* **Task to complete**
Extract each line of the material that follows exactly and omit its pictures.

* **Dataset extract**
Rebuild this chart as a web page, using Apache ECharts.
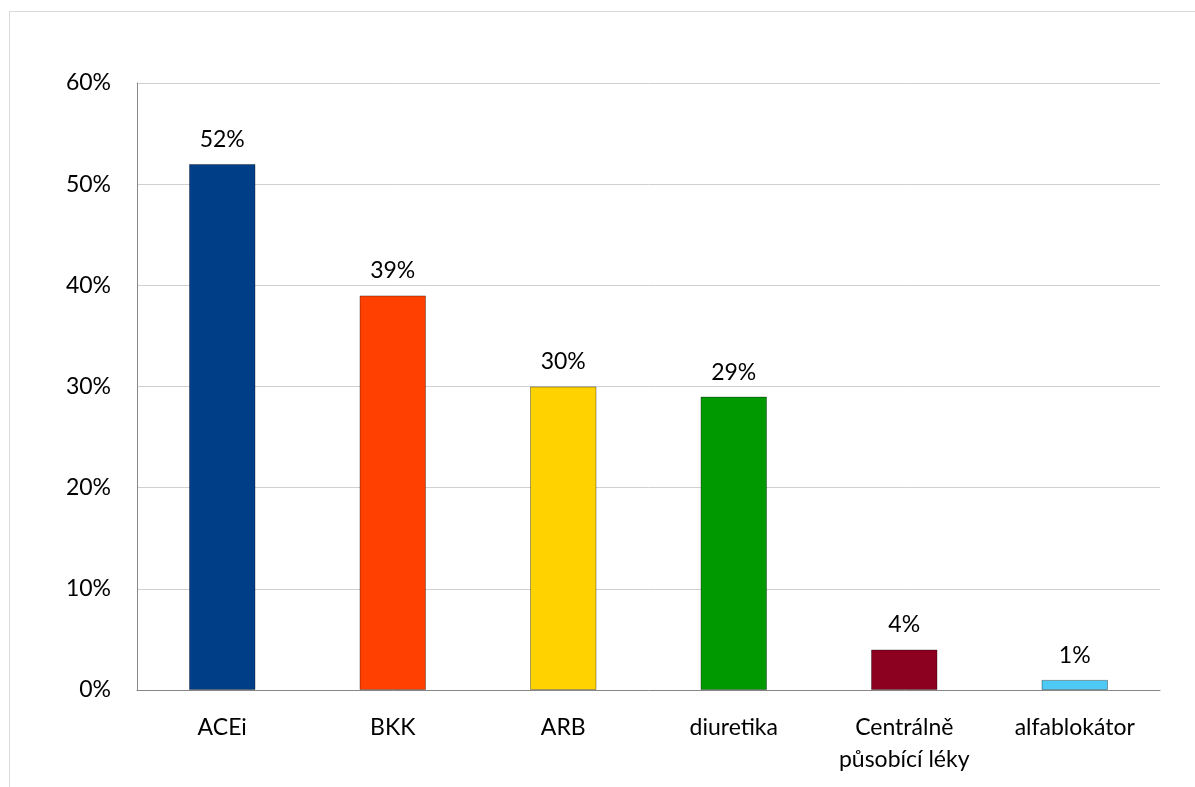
<!DOCTYPE html>
<html>
<head>
<meta charset="utf-8">
<script src="https://cdn.jsdelivr.net/npm/echarts@6/dist/echarts.min.js"></script>
<style>
    html, body { margin: 0; padding: 0; background: #fff; }
    #frame { position: absolute; left: 9px; top: 11px; width: 1200px; height: 800px; border: 1px solid #d9d9d9; }
    #main { position: absolute; left: 0; top: 0; width: 1195px; height: 787px; }
</style>
</head>
<body>
<div id="frame"></div>
<div id="main"></div>
<script>
// kategorie léků
const categories = ['ACEi', 'BKK', 'ARB', 'diuretika', 'Centrálně\npůsobící léky', 'alfablokátor']
// podíl v procentech
const values = [52, 39, 30, 29, 4, 1]
const barColors = ['#003F87', '#FF4000', '#FFD200', '#009A00', '#8C0020', '#4DC9F6']

var myChart = echarts.init(document.getElementById('main'));
var font = 'Lato, "Open Sans", sans-serif';

var option = {
    animation: false,
    grid: { left: 137, right: 35, top: 83, bottom: 97 },
    xAxis: {
        type: 'category',
        data: categories,
        axisTick: { show: false },
        axisLine: { lineStyle: { color: '#868686', width: 1 } },
        axisLabel: { color: '#000', fontSize: 23, fontFamily: font, margin: 22, lineHeight: 32, interval: 0 }
    },
    yAxis: {
        type: 'value',
        min: 0,
        max: 60,
        interval: 10,
        axisLine: { show: true, lineStyle: { color: '#868686' } },
        axisTick: { show: false },
        splitLine: { lineStyle: { color: '#d0d0d0' } },
        axisLabel: { color: '#000', fontSize: 23, fontFamily: font, margin: 26, formatter: '{value}%' }
    },
    series: [{
        type: 'bar',
        barWidth: '39%',
        data: values.map((v, i) => ({
            value: v,
            itemStyle: { color: barColors[i], borderColor: 'rgba(0,0,0,0.35)', borderWidth: 1 }
        })),
        label: {
            show: true,
            position: 'top',
            distance: 13,
            color: '#000',
            fontSize: 23,
            fontFamily: font,
            formatter: '{c}%'
        }
    }]
};

option && myChart.setOption(option);
</script>
</body>
</html>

* **Expected answer**
Rebuild this chart as a web page, using Apache ECharts.
<!DOCTYPE html>
<html>
<head>
<meta charset="utf-8">
<script src="https://cdn.jsdelivr.net/npm/echarts@6/dist/echarts.min.js"></script>
<style>
    html, body { margin: 0; padding: 0; background: #fff; }
    #frame { position: absolute; left: 9px; top: 11px; width: 1200px; height: 800px; border: 1px solid #d9d9d9; }
    #main { position: absolute; left: 0; top: 0; width: 1195px; height: 787px; }
</style>
</head>
<body>
<div id="frame"></div>
<div id="main"></div>
<script>
// kategorie léků
const categories = ['ACEi', 'BKK', 'ARB', 'diuretika', 'Centrálně\npůsobící léky', 'alfablokátor']
// podíl v procentech
const values = [52, 39, 30, 29, 4, 1]
const barColors = ['#003F87', '#FF4000', '#FFD200', '#009A00', '#8C0020', '#4DC9F6']

var myChart = echarts.init(document.getElementById('main'));
var font = 'Lato, "Open Sans", sans-serif';

var option = {
    animation: false,
    grid: { left: 137, right: 35, top: 83, bottom: 97 },
    xAxis: {
        type: 'category',
        data: categories,
        axisTick: { show: false },
        axisLine: { lineStyle: { color: '#868686', width: 1 } },
        axisLabel: { color: '#000', fontSize: 23, fontFamily: font, margin: 22, lineHeight: 32, interval: 0 }
    },
    yAxis: {
        type: 'value',
        min: 0,
        max: 60,
        interval: 10,
        axisLine: { show: true, lineStyle: { color: '#868686' } },
        axisTick: { show: false },
        splitLine: { lineStyle: { color: '#d0d0d0' } },
        axisLabel: { color: '#000', fontSize: 23, fontFamily: font, margin: 26, formatter: '{value}%' }
    },
    series: [{
        type: 'bar',
        barWidth: '39%',
        data: values.map((v, i) => ({
            value: v,
            itemStyle: { color: barColors[i], borderColor: 'rgba(0,0,0,0.35)', borderWidth: 1 }
        })),
        label: {
            show: true,
            position: 'top',
            distance: 13,
            color: '#000',
            fontSize: 23,
            fontFamily: font,
            formatter: '{c}%'
        }
    }]
};

option && myChart.setOption(option);
</script>
</body>
</html>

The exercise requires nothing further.